> [AVAILABLE DATA]:
####################

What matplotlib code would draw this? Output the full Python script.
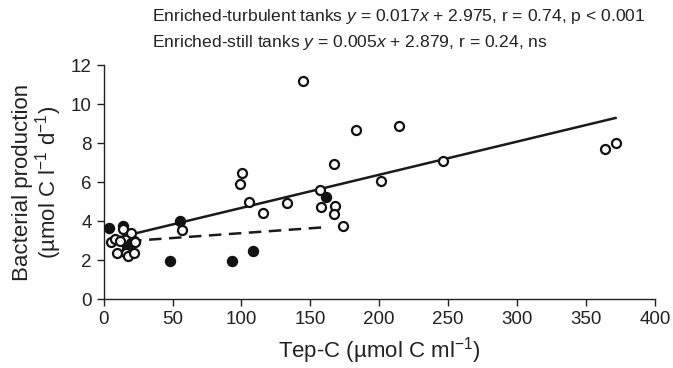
import numpy as np
import matplotlib
matplotlib.use('Agg')
import matplotlib.pyplot as plt

plt.rcParams['font.family'] = ['Liberation Sans', 'DejaVu Sans']
plt.rcParams['mathtext.fontset'] = 'custom'
plt.rcParams['mathtext.rm'] = 'Liberation Sans'
plt.rcParams['mathtext.it'] = 'Liberation Sans:italic'

# Enriched-turbulent tanks (open circles)
turb_x = [5, 8, 10, 12, 14, 16, 18, 20, 22, 23, 56.7, 100.7, 99, 105.3, 116, 145,
          133, 157, 157.5, 167.9, 167, 173.7, 167, 183.5, 201, 214.5, 246.5, 364, 371.5]
turb_y = [2.9, 3.1, 2.35, 3.0, 3.6, 2.35, 2.2, 3.4, 2.35, 2.9, 3.55, 6.49, 5.88, 5.0, 4.4, 11.2,
          4.94, 5.57, 4.73, 4.77, 4.36, 3.74, 6.92, 8.67, 6.07, 8.9, 7.1, 7.7, 8.0]

# Enriched-still tanks (filled circles)
still_x = [4, 14, 17, 20, 22, 55.3, 48, 93, 108.4, 161.5]
still_y = [3.65, 3.75, 2.6, 2.85, 3.0, 4.0, 1.95, 1.95, 2.45, 5.25]

turb_fit = [0.017, 2.975]
still_fit = [0.005, 2.879]

fig = plt.figure(figsize=(6.73, 3.68), dpi=100)
ax = fig.add_axes([0.154, 0.1875, 0.819, 0.6355])

xt = np.array([min(turb_x), max(turb_x)])
xs = np.array([min(still_x), max(still_x)])
ax.plot(xt, np.polyval(turb_fit, xt), color='#1a1a1a', lw=1.8, zorder=2)
ax.plot(xs, np.polyval(still_fit, xs), color='#1a1a1a', lw=1.8, ls=(0, (5, 3)), zorder=2)

ax.plot(still_x, still_y, 'o', ms=7, mfc='#111111', mec='#111111', mew=1.2, zorder=3)
ax.plot(turb_x, turb_y, 'o', ms=6.5, mfc='white', mec='#111111', mew=1.6, zorder=4)

ax.set_xlim(0, 400)
ax.set_ylim(0, 12)
ax.set_xticks(np.arange(0, 401, 50))
ax.set_yticks(np.arange(0, 13, 2))
ax.spines['top'].set_visible(False)
ax.spines['right'].set_visible(False)
for s in ['left', 'bottom']:
    ax.spines[s].set_linewidth(1.0)
    ax.spines[s].set_color('#222222')
ax.tick_params(direction='out', length=5, width=1.0, labelsize=13.5, colors='#222222')

ax.set_xlabel('Tep-C (µmol C ml$^{-1}$)', fontsize=16, color='#222222', labelpad=5)
ax.set_ylabel('Bacterial production\n(µmol C l$^{-1}$ d$^{-1}$)', fontsize=16,
              color='#222222', labelpad=5, linespacing=1.0)

fig.text(0.226, 0.955, 'Enriched-turbulent tanks $y$ = 0.017$x$ + 2.975, r = 0.74, p < 0.001',
         fontsize=12.6, color='#222222', va='center')
fig.text(0.226, 0.885, 'Enriched-still tanks $y$ = 0.005$x$ + 2.879, r = 0.24, ns',
         fontsize=12.6, color='#222222', va='center')

fig.savefig('out.png', dpi=100)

####################

> [GIVEN TASK]:
Repeat the data above exactly, but not the pictures.

> [EXPECTED ANSWER]:
What matplotlib code would draw this? Output the full Python script.
import numpy as np
import matplotlib
matplotlib.use('Agg')
import matplotlib.pyplot as plt

plt.rcParams['font.family'] = ['Liberation Sans', 'DejaVu Sans']
plt.rcParams['mathtext.fontset'] = 'custom'
plt.rcParams['mathtext.rm'] = 'Liberation Sans'
plt.rcParams['mathtext.it'] = 'Liberation Sans:italic'

# Enriched-turbulent tanks (open circles)
turb_x = [5, 8, 10, 12, 14, 16, 18, 20, 22, 23, 56.7, 100.7, 99, 105.3, 116, 145,
          133, 157, 157.5, 167.9, 167, 173.7, 167, 183.5, 201, 214.5, 246.5, 364, 371.5]
turb_y = [2.9, 3.1, 2.35, 3.0, 3.6, 2.35, 2.2, 3.4, 2.35, 2.9, 3.55, 6.49, 5.88, 5.0, 4.4, 11.2,
          4.94, 5.57, 4.73, 4.77, 4.36, 3.74, 6.92, 8.67, 6.07, 8.9, 7.1, 7.7, 8.0]

# Enriched-still tanks (filled circles)
still_x = [4, 14, 17, 20, 22, 55.3, 48, 93, 108.4, 161.5]
still_y = [3.65, 3.75, 2.6, 2.85, 3.0, 4.0, 1.95, 1.95, 2.45, 5.25]

turb_fit = [0.017, 2.975]
still_fit = [0.005, 2.879]

fig = plt.figure(figsize=(6.73, 3.68), dpi=100)
ax = fig.add_axes([0.154, 0.1875, 0.819, 0.6355])

xt = np.array([min(turb_x), max(turb_x)])
xs = np.array([min(still_x), max(still_x)])
ax.plot(xt, np.polyval(turb_fit, xt), color='#1a1a1a', lw=1.8, zorder=2)
ax.plot(xs, np.polyval(still_fit, xs), color='#1a1a1a', lw=1.8, ls=(0, (5, 3)), zorder=2)

ax.plot(still_x, still_y, 'o', ms=7, mfc='#111111', mec='#111111', mew=1.2, zorder=3)
ax.plot(turb_x, turb_y, 'o', ms=6.5, mfc='white', mec='#111111', mew=1.6, zorder=4)

ax.set_xlim(0, 400)
ax.set_ylim(0, 12)
ax.set_xticks(np.arange(0, 401, 50))
ax.set_yticks(np.arange(0, 13, 2))
ax.spines['top'].set_visible(False)
ax.spines['right'].set_visible(False)
for s in ['left', 'bottom']:
    ax.spines[s].set_linewidth(1.0)
    ax.spines[s].set_color('#222222')
ax.tick_params(direction='out', length=5, width=1.0, labelsize=13.5, colors='#222222')

ax.set_xlabel('Tep-C (µmol C ml$^{-1}$)', fontsize=16, color='#222222', labelpad=5)
ax.set_ylabel('Bacterial production\n(µmol C l$^{-1}$ d$^{-1}$)', fontsize=16,
              color='#222222', labelpad=5, linespacing=1.0)

fig.text(0.226, 0.955, 'Enriched-turbulent tanks $y$ = 0.017$x$ + 2.975, r = 0.74, p < 0.001',
         fontsize=12.6, color='#222222', va='center')
fig.text(0.226, 0.885, 'Enriched-still tanks $y$ = 0.005$x$ + 2.879, r = 0.24, ns',
         fontsize=12.6, color='#222222', va='center')

fig.savefig('out.png', dpi=100)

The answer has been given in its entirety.